[Image above] Illustration of various types of zero, one, and two-dimensional boron nanomaterials, such as nanoclusters, nanowires, nanotubes, nanobelts, nanoribbons, and nanosheets. Credit: Kondo, Science and Technology of Advanced Materials (CC BY 4.0)
In the world of 2D nanomaterials, carbon nanostructures are unique in that many other advanced nanosystems are multielement compounds (e.g., hexagonal boron nitride, MXenes).
Carbon naturally forms in flat, layered structures when bonding with itself, which allows for easy development of free-standing, long-lasting sheets. In contrast, other single element systems, such as silicene (2D silicon) and phosphorene (2D phosphorous), prefer to bond in buckled or corrugated shapes, which is not conducive to stable sheet development.
What these single element systems lack in mechanical stability, however, is made up for in other ways. Boron, for example, features a unique electron-deficient nature that allows it to assume numerous complex structural configurations. As such, boron offers much greater structural mobility than carbon, which researchers expect will streamline its adaptation into different devices and applications.
(While realizing more planar structures with boron is possible, it often leads to dangling bonds that make 2D boron prone to rapid oxidization in air. On the other hand, researchers have shown that forming lattices consisting of multiple structural configurations can lead to very stable nanomaterials.)
Like carbon nanomaterials, boron nanomaterials are typically formed through methods such as chemical vapor deposition, arc-discharge synthesis, and ball milling. However, in the past decade, computational exploration of boron nanomaterials has dominated over experimental studies, meaning such materials are still far away from commercial introduction.
In an open-access paper published last week, an international group of researchers made a new addition to the experimental literature. Led by the University of KwaZulu-Natal in South Africa, the researchers demonstrated that a technique they previously employed to synthesize molybdenum disulfide nanorods—double-pulse laser ablation—can be used to synthesize boron nanomaterials as well.
Laser ablation is a type of physical vapor deposition. In this method, a laser beam is used to vaporize (ablate) the surface of a solid target material. The resulting atoms and clusters, energized by photons in the laser pulse, form a plasma plume that expands outwards and deposits the nanoparticles on a substrate.
It is difficult to control size distribution, agglomeration, and crystal structure in the conventional laser ablation process. Fortunately, advanced laser ablation techniques, such as double-pulse laser ablation, can improve morphology control.
In the new study, the researchers used laser pulses with 1064 and 532 nm wavelengths, operating at a 10 Hz pulse repetition rate.

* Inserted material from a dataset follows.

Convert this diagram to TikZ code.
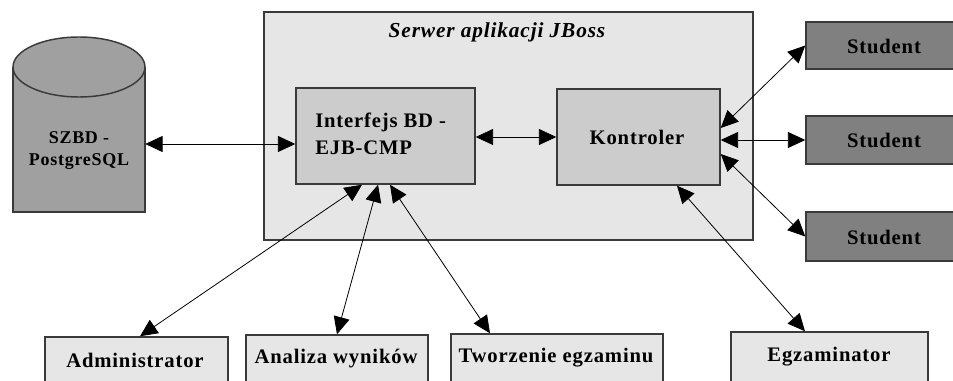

Argon gas was used to slow expansion of the laser-ablated plume and help carry the as-formed nanomaterials to the rear of the quartz tube in which the experiment took place.
Thermodynamic conditions influenced the type of boron nanostructure that formed, with experiments conducted at 800°C, 900°C, and 1,000°C forming boron nanorods, boron nanowires, and bamboo-like boron nanotubes, respectively.

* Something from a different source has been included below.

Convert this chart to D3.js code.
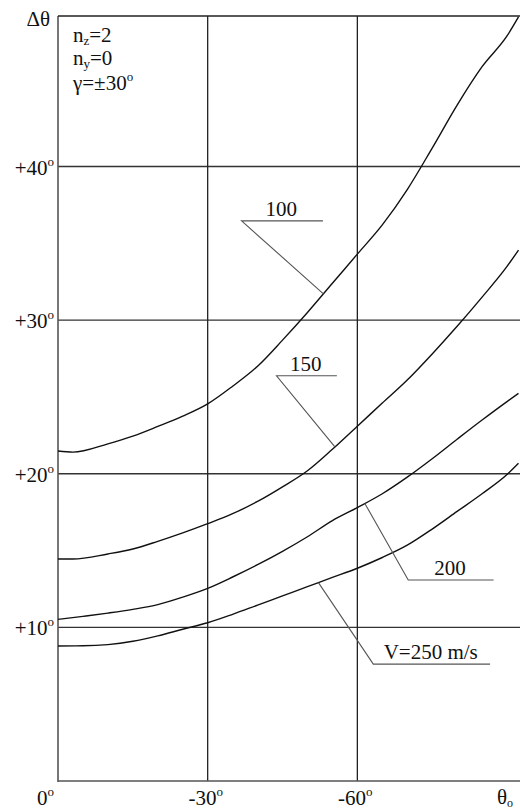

Analysis of the rod, wire, and tube morphologies revealed structures with lateral diameters between 10–100 nm and with lengths ranging from 0.2–1.5 μm. Each nanostructure exhibited improved electrical and optical properties over the source bulk boron.
The results demonstrate that “The laser ablation technique, when combined with a high temperature tube furnace, is a unique method to produce novel nanomaterials,” the researchers conclude.
The open-access paper, published in physica status solidi (a) – applications and materials science, is “High temperature laser assisted synthesis of boron nanorods, nanowires and bamboo-like nanotubes” (DOI: 10.1002/pssa.202200464).